Classical Poetry – IF by Rudyard Kipling, discuss the idea of manifestos. What is a manifesto? Read many different kind of manifestos and discuss what they include.

Discuss the rhyme scheme and couplets , use IF to create modern couplets.  Pre-writing for their own manifesto

Lesson 8 —  Compare and Contrast two poems – I hear America Singing and I too by Langston Hughes.

Lesson 9 — Learning about speeches

1.Finding ethos, pathos and logic appeals in 3 speeches that will be read in class. Reading of I have a Dream by martin Luther King,

2. Look at I the structure of the text

“I Have a Dream,” by Martin Luther King, Jr.

How does King organize his speech? How does each section advance his argument?

Reading:

1. Determine central ideas or themes of a text and analyze their development; summarize the key supporting

details and ideas.

2 Analyze the structure of texts, including how specific sentences, paragraphs, and larger portions of the text

relate to each other and the whole.

Speaking & Listening:

3 Prepare for and participate effectively in a range of conversations and collaborations with diverse partners,

building on others’ ideas and expressing their own clearly and persuasively

First draft of poem

Lesson 10

1. I have a dream –  “I Have a Dream,” by Martin Luther King, Jr.

Identify the metaphors that you find most compelling to King’s argument. Explain each metaphor

and what you find most compelling about it given his argument, purpose, and audience

2.Looking back at all the spoken word poems and classical poems to finish the chart – Awesome phrases and poetic devices

Second draft

Lesson 11 – How to end my poem. Students will look at the poems again to find ways they can end their own. Discussing what elements they have out into their poem. Practice of reading one of the poems they have read aloud to the class using public speaking elements.

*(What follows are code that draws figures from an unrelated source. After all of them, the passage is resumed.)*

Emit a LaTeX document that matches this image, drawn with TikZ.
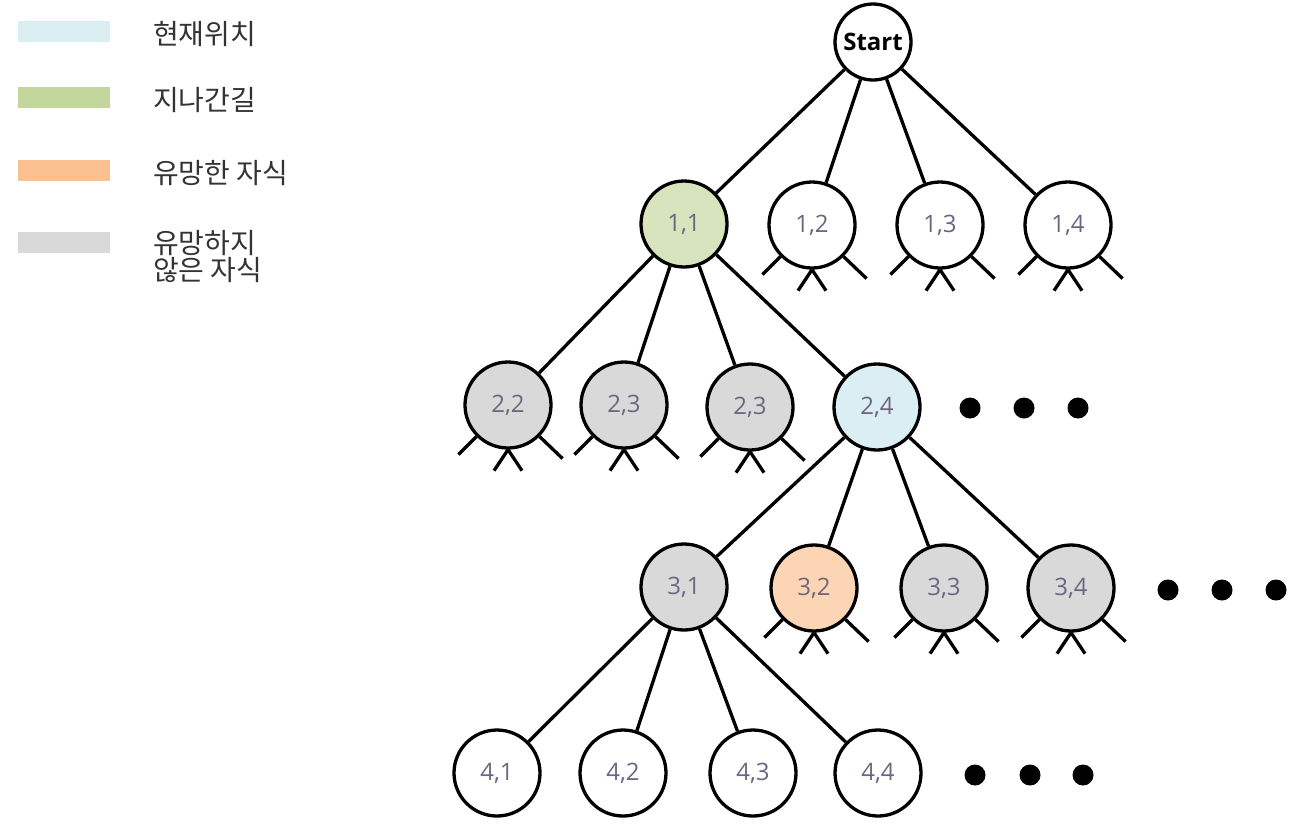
\documentclass[tikz,border=0pt]{standalone}
\usepackage{fontspec}
\setmainfont{Open Sans}
\newfontfamily\kr{Noto Sans CJK KR}
\definecolor{cur}{HTML}{DAEEF3}
\definecolor{past}{HTML}{C3D69B}
\definecolor{good}{HTML}{FAC090}
\definecolor{bad}{HTML}{D9D9D9}
\definecolor{curn}{HTML}{DBEEF4}
\definecolor{pastn}{HTML}{D7E4BD}
\definecolor{goodn}{HTML}{FCD5B5}
\definecolor{numtxt}{HTML}{6E6680}
\definecolor{legtxt}{HTML}{333333}
\tikzset{
  tnode/.style={circle,draw=black,line width=3.3pt,minimum size=86pt,inner sep=0pt,
    font=\fontsize{24}{26}\selectfont,text=numtxt},
  startnode/.style={circle,draw=black,line width=3.3pt,minimum size=76pt,inner sep=0pt,
    font=\fontsize{24}{26}\selectfont\bfseries,text=black},
  edge/.style={line width=3.3pt},
  legbox/.style={inner sep=0pt,minimum width=92pt,minimum height=21pt},
  legtext/.style={anchor=west,inner sep=0pt,text=legtxt,font=\kr\fontsize{28}{27}\selectfont,align=left},
  dot/.style={fill=black}
}
\newcommand{\stubs}[1]{%
  \draw[edge] (#1.225) -- ++(-18,18);
  \draw[edge] (#1.315) -- ++(23,22);
  \draw[edge] (#1.south) -- ++(-14,21);
  \draw[edge] (#1.south) -- ++(14,21);}
\begin{document}
\begin{tikzpicture}[x=1pt,y=-1pt]
\useasboundingbox (0,0) rectangle (1300,831);
% legend
\node[legbox,fill=cur] (l1) at (64,31) {};
\node[legbox,fill=past] (l2) at (64,97) {};
\node[legbox,fill=good] (l3) at (64,170) {};
\node[legbox,fill=bad] (l4) at (64,242) {};
\node[legtext] (t1) at (153,34) {현재위치};
\node[legtext] (t2) at (153,100) {지나간길};
\node[legtext] (t3) at (153,173) {유망한 자식};
\node[legtext] (t4) at (153,257) {유망하지\\않은 자식};
% tree
\node[startnode,fill=white] (s) at (873,42) {Start};
\node[tnode,fill=pastn] (n11) at (684,224) {1,1};
\node[tnode,fill=white] (n12) at (812,225) {1,2};
\node[tnode,fill=white] (n13) at (940,225) {1,3};
\node[tnode,fill=white] (n14) at (1068,225) {1,4};
\node[tnode,fill=bad] (n22) at (508,405) {2,2};
\node[tnode,fill=bad] (n23) at (624,405) {2,3};
\node[tnode,fill=bad] (n23b) at (750,407) {2,3};
\node[tnode,fill=curn] (n24) at (877,407) {2,4};
\node[tnode,fill=bad] (n31) at (684,587) {3,1};
\node[tnode,fill=goodn] (n32) at (814,588) {3,2};
\node[tnode,fill=bad] (n33) at (944,588) {3,3};
\node[tnode,fill=bad] (n34) at (1071,588) {3,4};
\node[tnode,fill=white] (n41) at (497,773) {4,1};
\node[tnode,fill=white] (n42) at (623,773) {4,2};
\node[tnode,fill=white] (n43) at (753,773) {4,3};
\node[tnode,fill=white] (n44) at (878,773) {4,4};
\foreach \t in {n11,n12,n13,n14} \draw[edge] (s) -- (\t);
\foreach \t in {n22,n23,n23b,n24} \draw[edge] (n11) -- (\t);
\foreach \t in {n31,n32,n33,n34} \draw[edge] (n24) -- (\t);
\foreach \t in {n41,n42,n43,n44} \draw[edge] (n31) -- (\t);
\foreach \t in {n12,n13,n14,n22,n23,n23b,n32,n33,n34} {\stubs{\t}}
% dots
\foreach \x in {970,1024,1078} \fill[dot] (\x,408) circle (10.5);
\foreach \x in {1168,1222,1276} \fill[dot] (\x,590) circle (10.5);
\foreach \x in {975,1030,1083} \fill[dot] (\x,775) circle (10.5);
\end{tikzpicture}
\end{document}
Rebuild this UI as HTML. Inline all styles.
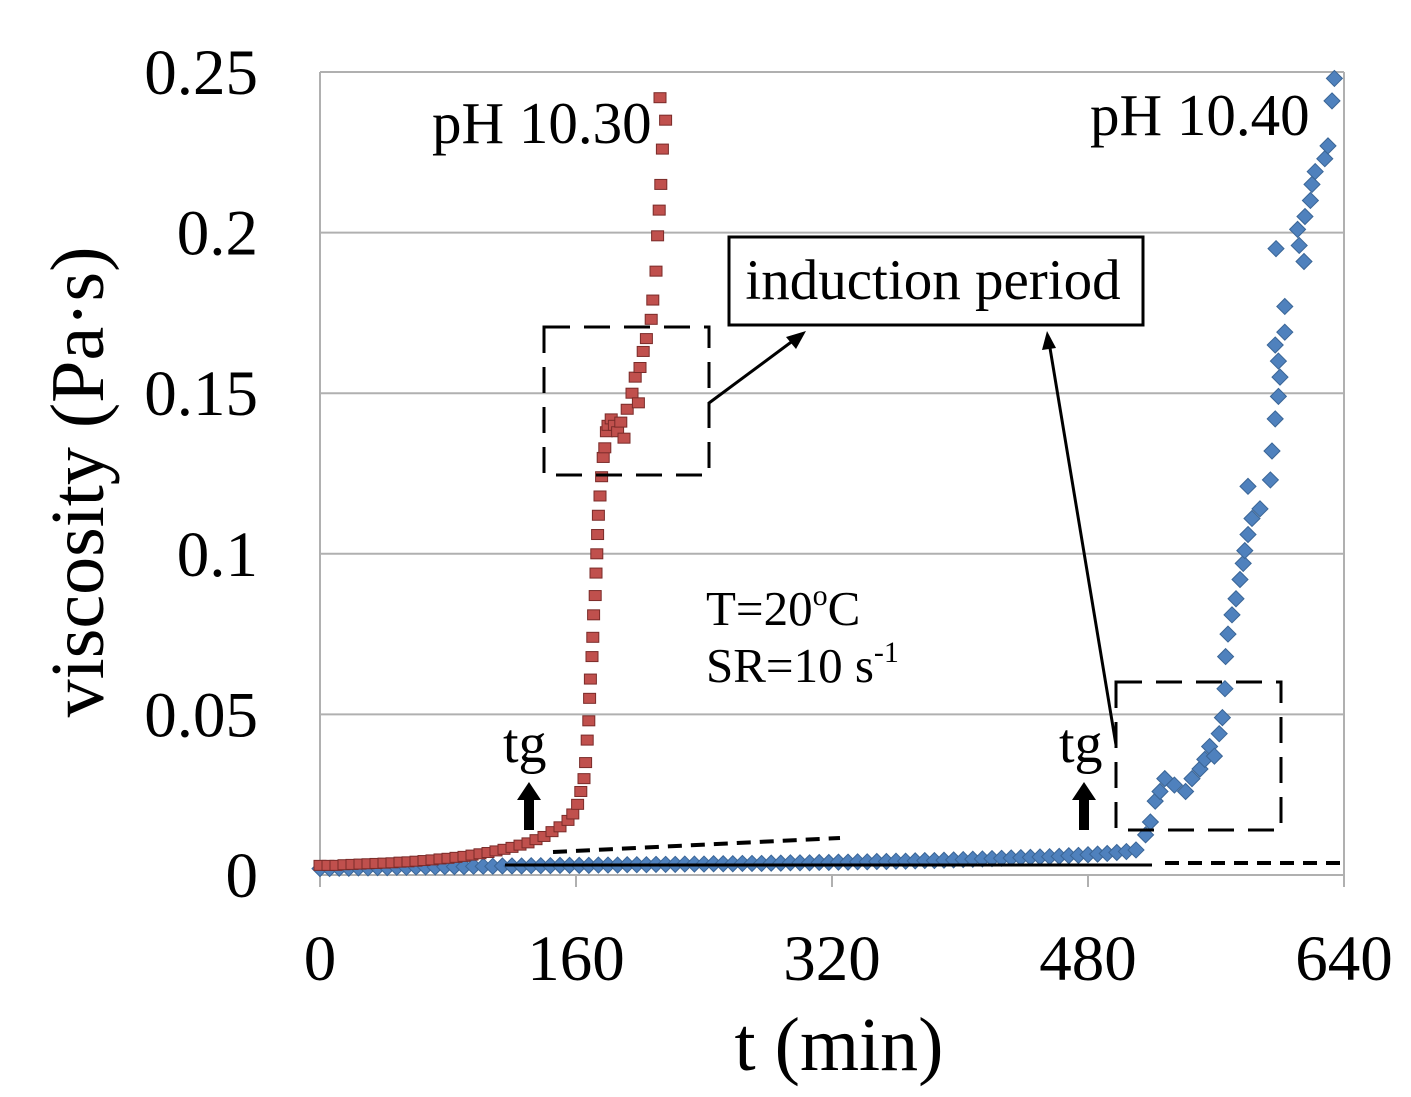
<!DOCTYPE html>
<html><head><meta charset="utf-8"><style>
html,body{margin:0;padding:0;background:#fff}
svg{display:block}
text{font-family:"Liberation Serif",serif;fill:#000}
</style></head><body>
<svg id="chart" width="1411" height="1097" viewBox="0 0 1411 1097" xmlns="http://www.w3.org/2000/svg">
<g id="grid"></g>
<g id="axes"></g>
<g id="blue"></g>
<g id="red"></g>
<g id="annot">
  <line x1="553" y1="852" x2="840" y2="838" stroke="#000" stroke-width="4" stroke-dasharray="14,9"/>
  <line x1="505" y1="865" x2="1152" y2="865" stroke="#000" stroke-width="3"/>
  <line x1="1165" y1="863" x2="1344" y2="863" stroke="#000" stroke-width="4" stroke-dasharray="14,9"/>
  <rect x="544" y="327" width="165" height="148" fill="none" stroke="#000" stroke-width="3" stroke-dasharray="26,14"/>
  <rect x="1116" y="682" width="165" height="148" fill="none" stroke="#000" stroke-width="3" stroke-dasharray="26,14"/>
  <rect x="729" y="237" width="414" height="88" fill="#fff" stroke="#000" stroke-width="3"/>
  <text x="933" y="299" font-size="57" text-anchor="middle">induction period</text>
  <line x1="709" y1="403" x2="798" y2="337" stroke="#000" stroke-width="3"/>
  <polygon points="806,331 786,337 796,349" fill="#000"/>
  <line x1="1116" y1="745" x2="1049" y2="342" stroke="#000" stroke-width="3"/>
  <polygon points="1047,331 1042,350 1056,348" fill="#000"/>
  <text x="432" y="143" font-size="59">pH 10.30</text>
  <text x="1090" y="135" font-size="59">pH 10.40</text>
  <text x="706" y="625" font-size="49">T=20<tspan font-size="30" dy="-20">o</tspan><tspan dy="20">C</tspan></text>
  <text x="706" y="682" font-size="49">SR=10 s<tspan font-size="30" dy="-20">-1</tspan></text>
  <text x="503" y="762" font-size="56">tg</text>
  <text x="1059" y="762" font-size="56">tg</text>
  <polygon points="524,830 534,830 534,800 541,800 529,782 517,800 524,800" fill="#000"/>
  <polygon points="1079,830 1089,830 1089,800 1096,800 1084,782 1072,800 1079,800" fill="#000"/>
</g>
<text transform="translate(103,482) rotate(-90)" font-size="76" text-anchor="middle">viscosity (Pa·s)</text>
<text x="839" y="1070" font-size="76" text-anchor="middle">t (min)</text>
</svg>
<script>
const xTicks=[0,160,320,480,640];
const yTicks=[0,0.05,0.1,0.15,0.2,0.25];
const yTickLabels=["0","0.05","0.1","0.15","0.2","0.25"];
const redT=[0,5,10,15,20,25,30,35,40,45,50,55,60,65,70,75,80,85,90,95,100,105,110,115,120,125,130,135,140,145,150,155,
158,161,163,165,166,167,168,168.5,169,170,170.5,171,172,172.5,173,173.5,174,175,176,177,178,179,180,182,184,186,188,190,192,195,197,199,200,202,204,207,208,210,211,212,213,214,216,212.5];
const redV=[0.003,0.003,0.003,0.0032,0.0033,0.0034,0.0035,0.0036,0.0037,0.0038,0.004,0.0041,0.0043,0.0045,0.0047,0.005,0.0052,0.0055,0.0058,0.0062,0.0066,0.007,0.0075,0.008,0.0086,0.0093,0.01,0.011,0.012,0.0135,0.015,0.017,
0.019,0.022,0.026,0.030,0.035,0.042,0.048,0.055,0.061,0.068,0.074,0.081,0.087,0.094,0.1,0.106,0.112,0.118,0.124,0.13,0.133,0.138,0.14,0.142,0.14,0.138,0.141,0.136,0.145,0.15,0.155,0.147,0.158,0.163,0.167,0.173,0.179,0.188,0.199,0.207,0.215,0.226,0.235,0.242];
const blueT=[0,6,12,18,24,30,36,42,48,54,60,66,72,78,84,90,96,102,108,114,120,126,132,138,144,150,156,162,168,174,180,186,192,198,204,210,216,222,228,234,240,246,252,258,264,270,276,282,288,294,300,306,312,318,324,330,336,342,348,354,360,366,372,378,384,390,396,402,408,414,420,426,432,438,444,450,456,462,468,474,480,486,492,498,504,510,
516,519,522,525,528,534,541,545,550,553,556,559,562,564,565.6,566,567.5,570,572.5,575,577,578,580,582.5,587.5,580,594,595,597,599,600,599,597,603,603,597.5,615,612,611,615.6,619,620,622,628,630,632.5,634];
const blueV=[0.002,0.002,0.0021,0.0021,0.0022,0.0022,0.0023,0.0023,0.0024,0.0024,0.0025,0.0025,0.0025,0.0026,0.0026,0.0026,0.0027,0.0027,0.0027,0.0028,0.0028,0.0028,0.0029,0.0029,0.0029,0.003,0.003,0.003,0.003,0.0031,0.0031,0.0031,0.0032,0.0032,0.0032,0.0033,0.0033,0.0033,0.0034,0.0034,0.0034,0.0035,0.0035,0.0035,0.0036,0.0036,0.0036,0.0037,0.0037,0.0038,0.0038,0.0038,0.0039,0.0039,0.004,0.004,0.0041,0.0041,0.0042,0.0042,0.0043,0.0043,0.0044,0.0045,0.0045,0.0046,0.0047,0.0048,0.0049,0.005,0.0051,0.0052,0.0053,0.0054,0.0055,0.0056,0.0057,0.0058,0.006,0.0061,0.0063,0.0065,0.0067,0.007,0.0073,0.0078,
0.0125,0.0165,0.023,0.026,0.030,0.028,0.026,0.030,0.033,0.036,0.040,0.037,0.044,0.049,0.058,0.068,0.075,0.081,0.086,0.092,0.097,0.101,0.106,0.111,0.114,0.121,0.123,0.132,0.142,0.149,0.155,0.160,0.165,0.169,0.177,0.195,0.191,0.196,0.201,0.205,0.21,0.215,0.219,0.223,0.227,0.241,0.248];
const X0=320,X1=1344,Y0=875,Y1=72;
const sx=t=>X0+(t-0)/(640-0)*(X1-X0);
const sy=v=>Y0-(v-0)/(0.25-0)*(Y0-Y1);
const NS="http://www.w3.org/2000/svg";
function mk(tag,parent,attrs){const e=document.createElementNS(NS,tag);for(const k in attrs)e.setAttribute(k,attrs[k]);parent.appendChild(e);return e;}
const grid=document.getElementById('grid'),axes=document.getElementById('axes');
yTicks.forEach((v,i)=>{
  const l=mk('line',grid,{x1:X0,x2:X1,y1:sy(v),y2:sy(v),stroke:'#b0b0b0','stroke-width':2});
  
  
  const t=mk('text',axes,{x:258,y:sy(v)+22,'font-size':65,'text-anchor':'end'});
  t.textContent=yTickLabels[i];
  
  
});
const la=mk('line',axes,{x1:X0,x2:X0,y1:Y1,y2:Y0+10,stroke:'#b0b0b0','stroke-width':2});


const ra=mk('line',axes,{x1:X1,x2:X1,y1:Y1,y2:Y0+10,stroke:'#b0b0b0','stroke-width':2});


xTicks.forEach(v=>{
  const k=mk('line',axes,{x1:sx(v),x2:sx(v),y1:Y0,y2:Y0+12,stroke:'#b0b0b0','stroke-width':2});
  
  
  const t=mk('text',axes,{x:sx(v),y:980,'font-size':65,'text-anchor':'middle'});
  t.textContent=String(v);
  
  
});
const blue=document.getElementById('blue');
blueT.forEach((t,i)=>{
  const x=sx(t),y=sy(blueV[i]),r=8;
  const p=mk('polygon',blue,{points:`${x},${y-r} ${x+r},${y} ${x},${y+r} ${x-r},${y}`,fill:'#4f81bd',stroke:'#3a6596','stroke-width':1});
  
  
});
const red=document.getElementById('red');
redT.forEach((t,i)=>{
  const x=sx(t),y=sy(redV[i]);
  const p=mk('rect',red,{x:x-6,y:y-5,width:12,height:10,fill:'#c0504d',stroke:'#7a2b29','stroke-width':1});
  
  
});
</script>
</body></html>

Lesson 12 – Speech, (I Have a Dream) – Finding the allusion in Kings speech

Practice performance of poems, feedback and how to improve

Lesson 13 — Second performance of poem and feedback from class, discussion

Lesson 14 —  “I Have a Dream,” by Martin Luther King, Jr.

Study King’s use of repetition. What does he repeat and for what purposes? How does his use of

repetition link to and advance his argument?